I will be brutally frank. Jesus Christ saved our marriage. It had nothing to do with my weeping and wailing, our adorable daughters, Dan’s 1,000 carrier landings, or how madly (pun intended) in love we were. Jesus Christ taught us how to love one another as He does His Church.

After I met Him as my personal Savior, Jesus threw me (He had to be tough and fast) at I Peter 3:2, in my new King James Bible, which is now as wrinkled and withered as I am –

“Likewise, ye wives, be in subjection to your own husbands; that if any obey not the word, they also may without the word be won by the conversation of the wives; while they behold your chaste conversation coupled with fear…”

Translated – “Beloved, stop whining. Smile. Leave the rest to Me.”

Because I wanted Dan to have the freedom and joy I felt in my new faith, I was happy to comply with any suggestion Jesus offered. With uncommon calm and contentment, I made my husband’s breakfasts before pre-dawn flights and left him dinner after late night happy hours. I tried to hold back my tongue and tears and made an effort to keep the house neat. By then we had two little girls, I was pregnant again, and Dan was gearing up for his fourth deployment in seven years. My ladies’ Bible study kept me balanced. Jesus is a smart and timely Savior.

Meanwhile, Dan did not object to the Bible I left in full view on the table. He joined our elementary-style table graces and attended church with our kids and me whenever he was home. These were not easy adjustments for a fighter pilot who didn’t know Jesus. Yet. But God heard my fervent prayers and, knowing my husband’s deepest needs, brought Dan into our fold. We became one in the family of Christ.

Fast-forward five decades. One would think by now I have learned the Secrets of a Good Marriage and could perhaps teach on the matter. But recently I attended a Bible study with younger women, including my daughter, and was deservedly convicted when the group’s leader, practically a child, shared her own humbling advice about marriage. She had been under a lot of pressure keeping up with the needs and demands of her children, meeting the schedule of the Bible study curriculum, and preparing to give her testimony to its leadership, when her husband basically shut down, probably from his own work stress. Tears streaming down her cheeks, this beautiful young woman of God shared, “I have always prayed for our home to be a safe haven for our family, where we can lay down our burdens and rest without fear of condemnation.”  She then thanked God for her husband who worked hard for his family and trusted them enough to find release at home. What grace God had given to this Christ-filled wife!

I wish I could tell you this was something I had known. It is not. But because of the humility and submissive spirit of a woman nearly half my age, I have been inspired to also make my home a “safe haven.” It is never too late to learn.

Dan and I are now approaching the “forevermore” of our marriage vows, and we are discovering we need new guidelines, ones that will lead us into eternity. Like the house we’ve lived in for almost twenty years, a few of our structural units have had to be replaced, a little remodeling and painting is needed to keep our looks updated, and the parties we plan are spaced further apart on the calendar.

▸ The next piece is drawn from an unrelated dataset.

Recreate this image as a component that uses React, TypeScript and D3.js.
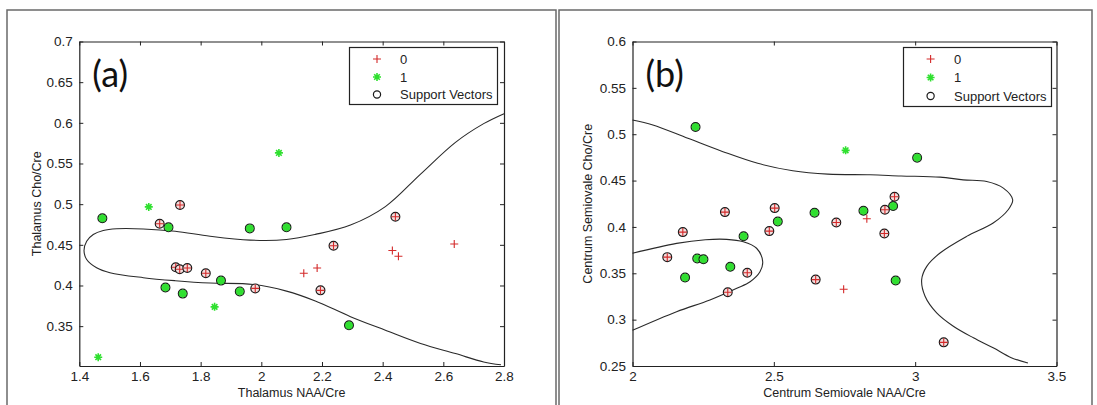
import * as d3 from "d3";
import { useEffect, useRef } from "react";

type Pt = [number, number];

// ---- panel (a) : Thalamus ----
const thalamusClass0: Pt[] = [[2.14, 0.415], [2.184, 0.4215], [2.432, 0.443], [2.452, 0.436], [2.636, 0.451]];
const thalamusClass0SV: Pt[] = [
  [1.665, 0.476], [1.732, 0.499], [1.718, 0.4224], [1.731, 0.42], [1.756, 0.4215],
  [1.817, 0.415], [1.98, 0.3964], [2.195, 0.394], [2.238, 0.4488], [2.442, 0.4846],
];
const thalamusClass1: Pt[] = [[1.629, 0.4966], [2.058, 0.563], [1.846, 0.3737], [1.4624, 0.3118]];
const thalamusClass1SV: Pt[] = [
  [1.476, 0.4826], [1.694, 0.4715], [1.962, 0.4702], [2.083, 0.4715], [1.684, 0.3976],
  [1.741, 0.39], [1.867, 0.406], [1.929, 0.3927], [2.289, 0.351],
];
const thalamusBoundary: Pt[] = [
  [2.8, 0.6113], [2.733, 0.599], [2.64, 0.576], [2.525, 0.537], [2.409, 0.497], [2.294, 0.4743],
  [2.178, 0.4628], [2.083, 0.4565], [1.963, 0.4558], [1.831, 0.4605], [1.716, 0.4667], [1.611, 0.4695],
  [1.523, 0.4697], [1.479, 0.4676], [1.446, 0.4627], [1.4243, 0.4544], [1.4155, 0.443], [1.4243, 0.432],
  [1.457, 0.4218], [1.501, 0.4157], [1.611, 0.4096], [1.716, 0.4059], [1.831, 0.403], [1.974, 0.4013],
  [2.083, 0.3931], [2.178, 0.381], [2.294, 0.3617], [2.409, 0.345], [2.525, 0.3287], [2.64, 0.3163],
  [2.733, 0.306], [2.79, 0.3025],
];
const thalamusXTicks = [1.4, 1.6, 1.8, 2, 2.2, 2.4, 2.6, 2.8];
const thalamusYTicks = [0.35, 0.4, 0.45, 0.5, 0.55, 0.6, 0.65, 0.7];

// ---- panel (b) : Centrum Semiovale ----
const centrumClass0: Pt[] = [[2.829, 0.4088], [2.747, 0.3328]];
const centrumClass0SV: Pt[] = [
  [2.123, 0.3674], [2.178, 0.3944], [2.327, 0.416], [2.337, 0.3296], [2.406, 0.3505],
  [2.484, 0.3955], [2.503, 0.4203], [2.648, 0.3432], [2.721, 0.4048], [2.891, 0.3929],
  [2.893, 0.4185], [2.927, 0.4325], [3.101, 0.2755],
];
const centrumClass1: Pt[] = [[2.754, 0.4826]];
const centrumClass1SV: Pt[] = [
  [2.223, 0.5078], [2.186, 0.3454], [2.229, 0.366], [2.251, 0.3652], [2.346, 0.357],
  [2.393, 0.39], [2.514, 0.4059], [2.644, 0.4153], [2.817, 0.4174], [2.922, 0.4225],
  [3.007, 0.4747], [2.931, 0.3422],
];
const centrumBoundaryOuter: Pt[] = [
  [2.0, 0.5154], [2.072, 0.51], [2.196, 0.4956], [2.32, 0.4812], [2.443, 0.4686], [2.567, 0.4606],
  [2.691, 0.457], [2.84, 0.4562], [2.95, 0.455], [3.088, 0.4537], [3.17, 0.4508], [3.253, 0.449],
  [3.312, 0.4419], [3.345, 0.4293], [3.329, 0.4185], [3.276, 0.4042], [3.182, 0.3898], [3.088, 0.3719],
  [3.041, 0.3575], [3.023, 0.3432], [3.035, 0.3252], [3.076, 0.3073], [3.135, 0.2929], [3.206, 0.2804],
  [3.276, 0.2696], [3.34, 0.259], [3.399, 0.2532],
];
const centrumBoundaryInner: Pt[] = [
  [2.0, 0.3716], [2.156, 0.3823], [2.258, 0.3862], [2.333, 0.3866], [2.392, 0.384], [2.439, 0.377],
  [2.4606, 0.3625], [2.451, 0.3517], [2.416, 0.3409], [2.369, 0.3338], [2.274, 0.3212], [2.156, 0.3086],
  [2.0, 0.2885],
];
const centrumXTicks = [2, 2.5, 3, 3.5];
const centrumYTicks = [0.25, 0.3, 0.35, 0.4, 0.45, 0.5, 0.55, 0.6];

const legendLabels = ["0", "1", "Support Vectors"];

const FONT = "'Liberation Sans', Arial, Helvetica, sans-serif";
const RED = "#d42a2a";
const GREEN = "#2fe02f";
const AXIS = "#222";

interface PanelProps {
  tag: string;
  frame: [number, number];
  box: { left: number; right: number; top: number; bottom: number };
  xDomain: [number, number];
  yDomain: [number, number];
  xTicks: number[];
  yTicks: number[];
  xLabel: string;
  yLabel: string;
  yLabelX: number;
  class0: Pt[];
  class0SV: Pt[];
  class1: Pt[];
  class1SV: Pt[];
  boundaries: Pt[][];
  legend: { x: number; y: number; w: number; h: number; mx: number; tx: number; rows: number[] };
}

const Panel = (props: PanelProps) => {
  const ref = useRef<SVGGElement>(null);

  useEffect(() => {
    const g = d3.select(ref.current);
    g.selectAll("*").remove();
    const { box } = props;

    const x = d3.scaleLinear().domain(props.xDomain).range([box.left, box.right]);
    const y = d3.scaleLinear().domain(props.yDomain).range([box.bottom, box.top]);

    // frame of the panel
    g.append("path")
      .attr("d", `M${props.frame[0]},406V10H${props.frame[1]}V406`)
      .attr("fill", "none")
      .attr("stroke", "#6a6a6a")
      .attr("stroke-width", 1.5);

    g.append("rect")
      .attr("x", box.left).attr("y", box.top)
      .attr("width", box.right - box.left).attr("height", box.bottom - box.top)
      .attr("fill", "#fff");

    // decision boundary
    const line = d3.line<Pt>().x(d => x(d[0])).y(d => y(d[1])).curve(d3.curveCatmullRom.alpha(0.5));
    props.boundaries.forEach(b => {
      g.append("path").attr("d", line(b)).attr("fill", "none").attr("stroke", "#2a2a2a").attr("stroke-width", 1.1);
    });

    const fmt = (v: number) => String(+v.toFixed(2));

    // axes, MATLAB style ticks inside on all sides
    const axB = g.append("g").attr("transform", `translate(0,${box.bottom})`)
      .call(d3.axisBottom(x).tickValues(props.xTicks).tickSizeInner(-4).tickSizeOuter(0).tickPadding(5).tickFormat(d => fmt(+d)));
    const axL = g.append("g").attr("transform", `translate(${box.left},0)`)
      .call(d3.axisLeft(y).tickValues(props.yTicks).tickSizeInner(-4).tickSizeOuter(0).tickPadding(6.5).tickFormat(d => fmt(+d)));
    const axT = g.append("g").attr("transform", `translate(0,${box.top})`)
      .call(d3.axisTop(x).tickValues(props.xTicks).tickSizeInner(-4).tickSizeOuter(0).tickFormat(() => ""));
    const axR = g.append("g").attr("transform", `translate(${box.right},0)`)
      .call(d3.axisRight(y).tickValues(props.yTicks).tickSizeInner(-4).tickSizeOuter(0).tickFormat(() => ""));
    [axB, axL, axT, axR].forEach(a => {
      a.attr("color", AXIS).attr("font-family", FONT).attr("font-size", 13.5);
      a.selectAll(".domain").attr("stroke-width", 1.2);
    });

    // markers
    const plus = (px: number, py: number) =>
      g.append("path").attr("d", `M${px - 4},${py}H${px + 4}M${px},${py - 4}V${py + 4}`)
        .attr("stroke", RED).attr("stroke-width", 1.1).attr("fill", "none");
    const star = (px: number, py: number) =>
      g.append("path")
        .attr("d", `M${px - 4},${py}H${px + 4}M${px},${py - 4}V${py + 4}M${px - 2.8},${py - 2.8}L${px + 2.8},${py + 2.8}M${px - 2.8},${py + 2.8}L${px + 2.8},${py - 2.8}`)
        .attr("stroke", GREEN).attr("stroke-width", 1.6).attr("fill", "none");
    const ring = (px: number, py: number, fill: string) =>
      g.append("circle").attr("cx", px).attr("cy", py).attr("r", 4.4)
        .attr("fill", fill).attr("stroke", "#1a1a1a").attr("stroke-width", 1.2);

    props.class1SV.forEach(d => { ring(x(d[0]), y(d[1]), "#48d848"); star(x(d[0]), y(d[1])); });
    props.class1.forEach(d => star(x(d[0]), y(d[1])));
    props.class0SV.forEach(d => { ring(x(d[0]), y(d[1]), "#f3dede"); plus(x(d[0]), y(d[1])); });
    props.class0.forEach(d => plus(x(d[0]), y(d[1])));

    // axis labels
    g.append("text")
      .attr("x", (box.left + box.right) / 2).attr("y", 397)
      .attr("text-anchor", "middle").attr("font-family", FONT).attr("font-size", 12.5).attr("fill", AXIS)
      .text(props.xLabel);
    g.append("text")
      .attr("transform", `translate(${props.yLabelX},${(box.top + box.bottom) / 2}) rotate(-90)`)
      .attr("text-anchor", "middle").attr("font-family", FONT).attr("font-size", 12.5).attr("fill", AXIS)
      .text(props.yLabel);

    // panel tag
    g.append("text")
      .attr("x", box.left + 13).attr("y", 87)
      .attr("font-family", "Lato, 'Open Sans', sans-serif").attr("font-size", 36).attr("fill", "#111")
      .text(props.tag);

    // legend
    const lg = props.legend;
    g.append("rect").attr("x", lg.x).attr("y", lg.y).attr("width", lg.w).attr("height", lg.h)
      .attr("fill", "#fff").attr("stroke", AXIS).attr("stroke-width", 1.2);
    plus(lg.mx, lg.rows[0]);
    star(lg.mx, lg.rows[1]);
    g.append("circle").attr("cx", lg.mx).attr("cy", lg.rows[2]).attr("r", 3.6)
      .attr("fill", "none").attr("stroke", "#1a1a1a").attr("stroke-width", 1.2);
    legendLabels.forEach((t, i) => {
      g.append("text").attr("x", lg.tx).attr("y", lg.rows[i] + 4.7)
        .attr("font-family", FONT).attr("font-size", 13).attr("fill", AXIS).text(t);
    });
  }, [props]);

  return <g ref={ref} />;
};

const App = () => {
  return (
    <svg width={1097} height={405} style={{ position: "absolute", left: 0, top: 0, background: "#fff" }}>
      <Panel
        tag="(a)"
        frame={[7, 556]}
        box={{ left: 79.3, right: 504, top: 41.5, bottom: 366 }}
        xDomain={[1.4, 2.8]}
        yDomain={[0.301, 0.7]}
        xTicks={thalamusXTicks}
        yTicks={thalamusYTicks}
        xLabel="Thalamus NAA/Cre"
        yLabel="Thalamus Cho/Cre"
        yLabelX={41}
        class0={thalamusClass0}
        class0SV={thalamusClass0SV}
        class1={thalamusClass1}
        class1SV={thalamusClass1SV}
        boundaries={[thalamusBoundary]}
        legend={{ x: 349.5, y: 47.5, w: 148, h: 57, mx: 377, tx: 400, rows: [59, 77, 94.5] }}
      />
      <Panel
        tag="(b)"
        frame={[559, 1092]}
        box={{ left: 632.5, right: 1056.5, top: 41.5, bottom: 366 }}
        xDomain={[2, 3.5]}
        yDomain={[0.25, 0.6]}
        xTicks={centrumXTicks}
        yTicks={centrumYTicks}
        xLabel="Centrum Semiovale NAA/Cre"
        yLabel="Centrum Semiovale Cho/Cre"
        yLabelX={592}
        class0={centrumClass0}
        class0SV={centrumClass0SV}
        class1={centrumClass1}
        class1SV={centrumClass1SV}
        boundaries={[centrumBoundaryOuter, centrumBoundaryInner]}
        legend={{ x: 903.5, y: 47.5, w: 148, h: 59, mx: 930.6, tx: 954, rows: [59, 77.5, 96] }}
      />
    </svg>
  );
};

export default App;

We are learning to live together in a new season.

I have arthritis and back issues; Dan has sore feet and a choosey stomach. I walk the dogs, fold the laundry, and still make great pasta dishes. Dan makes the bed, carries the laundry downstairs, and fills my flowerpots with soil. I make sure he doesn’t eat mayonnaise or processed bread, and boil dozens of eggs for him to eat instead of chips. When I am crippled with back spasms, he stops anything he is doing to help do what is necessary to ease the pain.

God has given us the grace to laugh at our embarrassing moments, enjoy our slower pace, make fun of the crookedness of all our forty fingers and toes, and hold each other when things just hurt. He has not abandoned us.

Dan and I thank God with words hard to express for the abundant blessings He has poured upon our family. Our testimony of His faithfulness is our marriage, and our children and grandchildren, who “love the Lord with all of their heart and soul.”

We have learned at times marriage is hard, but it is holy; it is work, but it is worthy; it is challenging, but it is cherished. It is a commitment God designed for the man and woman He chose since the beginning of time. He binds them together in His Love, that they may be one throughout eternity.